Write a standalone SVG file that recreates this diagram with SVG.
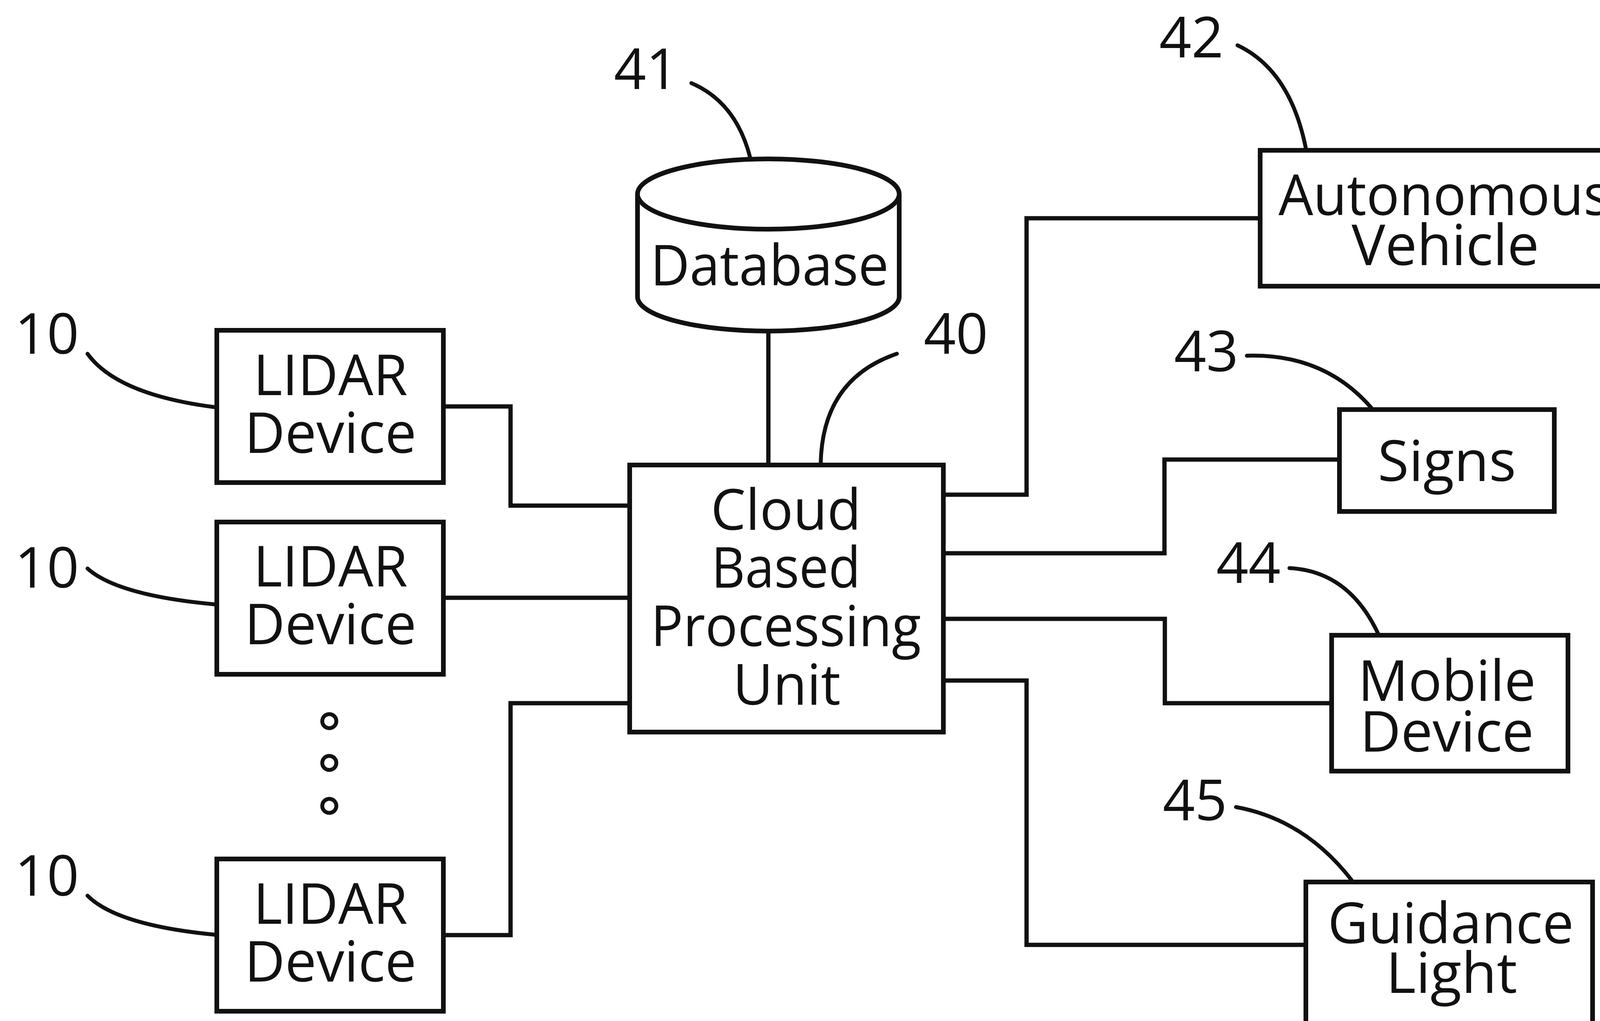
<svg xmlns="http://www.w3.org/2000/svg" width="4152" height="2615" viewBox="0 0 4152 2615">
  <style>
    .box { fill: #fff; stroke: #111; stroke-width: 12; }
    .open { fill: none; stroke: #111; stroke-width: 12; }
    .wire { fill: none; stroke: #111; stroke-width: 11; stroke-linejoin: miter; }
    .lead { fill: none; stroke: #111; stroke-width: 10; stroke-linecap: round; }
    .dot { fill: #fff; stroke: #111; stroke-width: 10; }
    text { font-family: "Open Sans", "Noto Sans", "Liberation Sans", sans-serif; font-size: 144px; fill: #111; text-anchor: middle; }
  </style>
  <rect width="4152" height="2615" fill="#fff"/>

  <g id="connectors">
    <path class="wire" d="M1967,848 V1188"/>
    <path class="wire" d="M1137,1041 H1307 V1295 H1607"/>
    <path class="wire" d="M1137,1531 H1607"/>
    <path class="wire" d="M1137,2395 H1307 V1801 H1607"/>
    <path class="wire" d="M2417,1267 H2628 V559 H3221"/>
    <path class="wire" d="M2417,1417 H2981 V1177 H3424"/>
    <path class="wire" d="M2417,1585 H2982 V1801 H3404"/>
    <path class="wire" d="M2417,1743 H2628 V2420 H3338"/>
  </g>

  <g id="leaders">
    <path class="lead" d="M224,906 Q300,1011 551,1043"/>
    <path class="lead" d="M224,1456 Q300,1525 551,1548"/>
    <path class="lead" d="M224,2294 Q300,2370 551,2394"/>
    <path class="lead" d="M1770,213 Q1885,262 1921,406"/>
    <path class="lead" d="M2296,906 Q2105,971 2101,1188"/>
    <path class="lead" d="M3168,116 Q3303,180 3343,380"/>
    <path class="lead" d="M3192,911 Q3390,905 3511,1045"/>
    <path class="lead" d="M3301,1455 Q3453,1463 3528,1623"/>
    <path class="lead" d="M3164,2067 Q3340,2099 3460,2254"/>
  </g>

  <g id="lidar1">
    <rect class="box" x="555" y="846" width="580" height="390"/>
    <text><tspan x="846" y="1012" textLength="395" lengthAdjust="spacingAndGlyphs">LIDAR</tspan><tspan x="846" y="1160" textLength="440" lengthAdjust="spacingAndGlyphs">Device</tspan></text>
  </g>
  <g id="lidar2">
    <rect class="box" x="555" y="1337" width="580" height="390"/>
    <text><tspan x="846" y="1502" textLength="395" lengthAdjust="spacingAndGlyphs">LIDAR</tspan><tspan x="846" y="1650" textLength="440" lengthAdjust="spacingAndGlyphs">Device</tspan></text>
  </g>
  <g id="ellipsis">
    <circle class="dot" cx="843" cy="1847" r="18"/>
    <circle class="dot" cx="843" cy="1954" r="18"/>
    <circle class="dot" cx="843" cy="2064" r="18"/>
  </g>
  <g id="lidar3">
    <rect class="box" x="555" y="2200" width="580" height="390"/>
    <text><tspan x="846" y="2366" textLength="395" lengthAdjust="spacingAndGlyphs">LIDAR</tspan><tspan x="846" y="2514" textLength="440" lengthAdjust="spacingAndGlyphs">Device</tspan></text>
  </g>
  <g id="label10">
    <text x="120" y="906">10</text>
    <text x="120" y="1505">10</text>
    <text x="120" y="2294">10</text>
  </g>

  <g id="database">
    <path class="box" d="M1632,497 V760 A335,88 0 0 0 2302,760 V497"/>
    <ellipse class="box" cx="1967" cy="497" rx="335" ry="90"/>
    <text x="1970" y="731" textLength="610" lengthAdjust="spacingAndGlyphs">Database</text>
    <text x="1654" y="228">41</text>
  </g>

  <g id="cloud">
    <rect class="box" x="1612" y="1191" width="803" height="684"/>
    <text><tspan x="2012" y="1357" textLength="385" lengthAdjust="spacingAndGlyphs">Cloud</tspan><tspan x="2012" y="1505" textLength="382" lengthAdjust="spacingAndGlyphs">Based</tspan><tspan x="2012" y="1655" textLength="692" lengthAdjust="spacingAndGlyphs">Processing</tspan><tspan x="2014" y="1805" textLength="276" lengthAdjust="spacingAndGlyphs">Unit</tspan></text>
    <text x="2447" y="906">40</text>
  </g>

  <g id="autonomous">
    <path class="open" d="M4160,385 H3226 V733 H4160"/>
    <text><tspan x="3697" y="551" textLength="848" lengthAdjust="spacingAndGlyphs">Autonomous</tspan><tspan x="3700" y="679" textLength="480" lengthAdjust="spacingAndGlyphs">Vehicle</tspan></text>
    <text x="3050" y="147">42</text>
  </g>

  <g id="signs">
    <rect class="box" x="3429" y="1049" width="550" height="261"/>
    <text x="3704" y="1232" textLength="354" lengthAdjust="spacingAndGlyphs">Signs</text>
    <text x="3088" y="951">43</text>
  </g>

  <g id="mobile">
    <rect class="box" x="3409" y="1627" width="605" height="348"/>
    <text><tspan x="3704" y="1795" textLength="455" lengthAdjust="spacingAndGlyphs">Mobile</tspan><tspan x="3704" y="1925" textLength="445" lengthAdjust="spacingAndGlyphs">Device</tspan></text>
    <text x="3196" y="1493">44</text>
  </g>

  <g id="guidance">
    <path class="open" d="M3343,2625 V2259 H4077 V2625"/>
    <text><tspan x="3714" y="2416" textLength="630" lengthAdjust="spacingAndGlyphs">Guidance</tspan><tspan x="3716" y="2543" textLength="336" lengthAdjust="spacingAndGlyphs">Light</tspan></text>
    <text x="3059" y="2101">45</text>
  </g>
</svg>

• • • • •

Output the data exactly. Pictures don't belong in the result.

Write a standalone SVG file that recreates this diagram with SVG.
<svg xmlns="http://www.w3.org/2000/svg" width="4152" height="2615" viewBox="0 0 4152 2615">
  <style>
    .box { fill: #fff; stroke: #111; stroke-width: 12; }
    .open { fill: none; stroke: #111; stroke-width: 12; }
    .wire { fill: none; stroke: #111; stroke-width: 11; stroke-linejoin: miter; }
    .lead { fill: none; stroke: #111; stroke-width: 10; stroke-linecap: round; }
    .dot { fill: #fff; stroke: #111; stroke-width: 10; }
    text { font-family: "Open Sans", "Noto Sans", "Liberation Sans", sans-serif; font-size: 144px; fill: #111; text-anchor: middle; }
  </style>
  <rect width="4152" height="2615" fill="#fff"/>

  <g id="connectors">
    <path class="wire" d="M1967,848 V1188"/>
    <path class="wire" d="M1137,1041 H1307 V1295 H1607"/>
    <path class="wire" d="M1137,1531 H1607"/>
    <path class="wire" d="M1137,2395 H1307 V1801 H1607"/>
    <path class="wire" d="M2417,1267 H2628 V559 H3221"/>
    <path class="wire" d="M2417,1417 H2981 V1177 H3424"/>
    <path class="wire" d="M2417,1585 H2982 V1801 H3404"/>
    <path class="wire" d="M2417,1743 H2628 V2420 H3338"/>
  </g>

  <g id="leaders">
    <path class="lead" d="M224,906 Q300,1011 551,1043"/>
    <path class="lead" d="M224,1456 Q300,1525 551,1548"/>
    <path class="lead" d="M224,2294 Q300,2370 551,2394"/>
    <path class="lead" d="M1770,213 Q1885,262 1921,406"/>
    <path class="lead" d="M2296,906 Q2105,971 2101,1188"/>
    <path class="lead" d="M3168,116 Q3303,180 3343,380"/>
    <path class="lead" d="M3192,911 Q3390,905 3511,1045"/>
    <path class="lead" d="M3301,1455 Q3453,1463 3528,1623"/>
    <path class="lead" d="M3164,2067 Q3340,2099 3460,2254"/>
  </g>

  <g id="lidar1">
    <rect class="box" x="555" y="846" width="580" height="390"/>
    <text><tspan x="846" y="1012" textLength="395" lengthAdjust="spacingAndGlyphs">LIDAR</tspan><tspan x="846" y="1160" textLength="440" lengthAdjust="spacingAndGlyphs">Device</tspan></text>
  </g>
  <g id="lidar2">
    <rect class="box" x="555" y="1337" width="580" height="390"/>
    <text><tspan x="846" y="1502" textLength="395" lengthAdjust="spacingAndGlyphs">LIDAR</tspan><tspan x="846" y="1650" textLength="440" lengthAdjust="spacingAndGlyphs">Device</tspan></text>
  </g>
  <g id="ellipsis">
    <circle class="dot" cx="843" cy="1847" r="18"/>
    <circle class="dot" cx="843" cy="1954" r="18"/>
    <circle class="dot" cx="843" cy="2064" r="18"/>
  </g>
  <g id="lidar3">
    <rect class="box" x="555" y="2200" width="580" height="390"/>
    <text><tspan x="846" y="2366" textLength="395" lengthAdjust="spacingAndGlyphs">LIDAR</tspan><tspan x="846" y="2514" textLength="440" lengthAdjust="spacingAndGlyphs">Device</tspan></text>
  </g>
  <g id="label10">
    <text x="120" y="906">10</text>
    <text x="120" y="1505">10</text>
    <text x="120" y="2294">10</text>
  </g>

  <g id="database">
    <path class="box" d="M1632,497 V760 A335,88 0 0 0 2302,760 V497"/>
    <ellipse class="box" cx="1967" cy="497" rx="335" ry="90"/>
    <text x="1970" y="731" textLength="610" lengthAdjust="spacingAndGlyphs">Database</text>
    <text x="1654" y="228">41</text>
  </g>

  <g id="cloud">
    <rect class="box" x="1612" y="1191" width="803" height="684"/>
    <text><tspan x="2012" y="1357" textLength="385" lengthAdjust="spacingAndGlyphs">Cloud</tspan><tspan x="2012" y="1505" textLength="382" lengthAdjust="spacingAndGlyphs">Based</tspan><tspan x="2012" y="1655" textLength="692" lengthAdjust="spacingAndGlyphs">Processing</tspan><tspan x="2014" y="1805" textLength="276" lengthAdjust="spacingAndGlyphs">Unit</tspan></text>
    <text x="2447" y="906">40</text>
  </g>

  <g id="autonomous">
    <path class="open" d="M4160,385 H3226 V733 H4160"/>
    <text><tspan x="3697" y="551" textLength="848" lengthAdjust="spacingAndGlyphs">Autonomous</tspan><tspan x="3700" y="679" textLength="480" lengthAdjust="spacingAndGlyphs">Vehicle</tspan></text>
    <text x="3050" y="147">42</text>
  </g>

  <g id="signs">
    <rect class="box" x="3429" y="1049" width="550" height="261"/>
    <text x="3704" y="1232" textLength="354" lengthAdjust="spacingAndGlyphs">Signs</text>
    <text x="3088" y="951">43</text>
  </g>

  <g id="mobile">
    <rect class="box" x="3409" y="1627" width="605" height="348"/>
    <text><tspan x="3704" y="1795" textLength="455" lengthAdjust="spacingAndGlyphs">Mobile</tspan><tspan x="3704" y="1925" textLength="445" lengthAdjust="spacingAndGlyphs">Device</tspan></text>
    <text x="3196" y="1493">44</text>
  </g>

  <g id="guidance">
    <path class="open" d="M3343,2625 V2259 H4077 V2625"/>
    <text><tspan x="3714" y="2416" textLength="630" lengthAdjust="spacingAndGlyphs">Guidance</tspan><tspan x="3716" y="2543" textLength="336" lengthAdjust="spacingAndGlyphs">Light</tspan></text>
    <text x="3059" y="2101">45</text>
  </g>
</svg>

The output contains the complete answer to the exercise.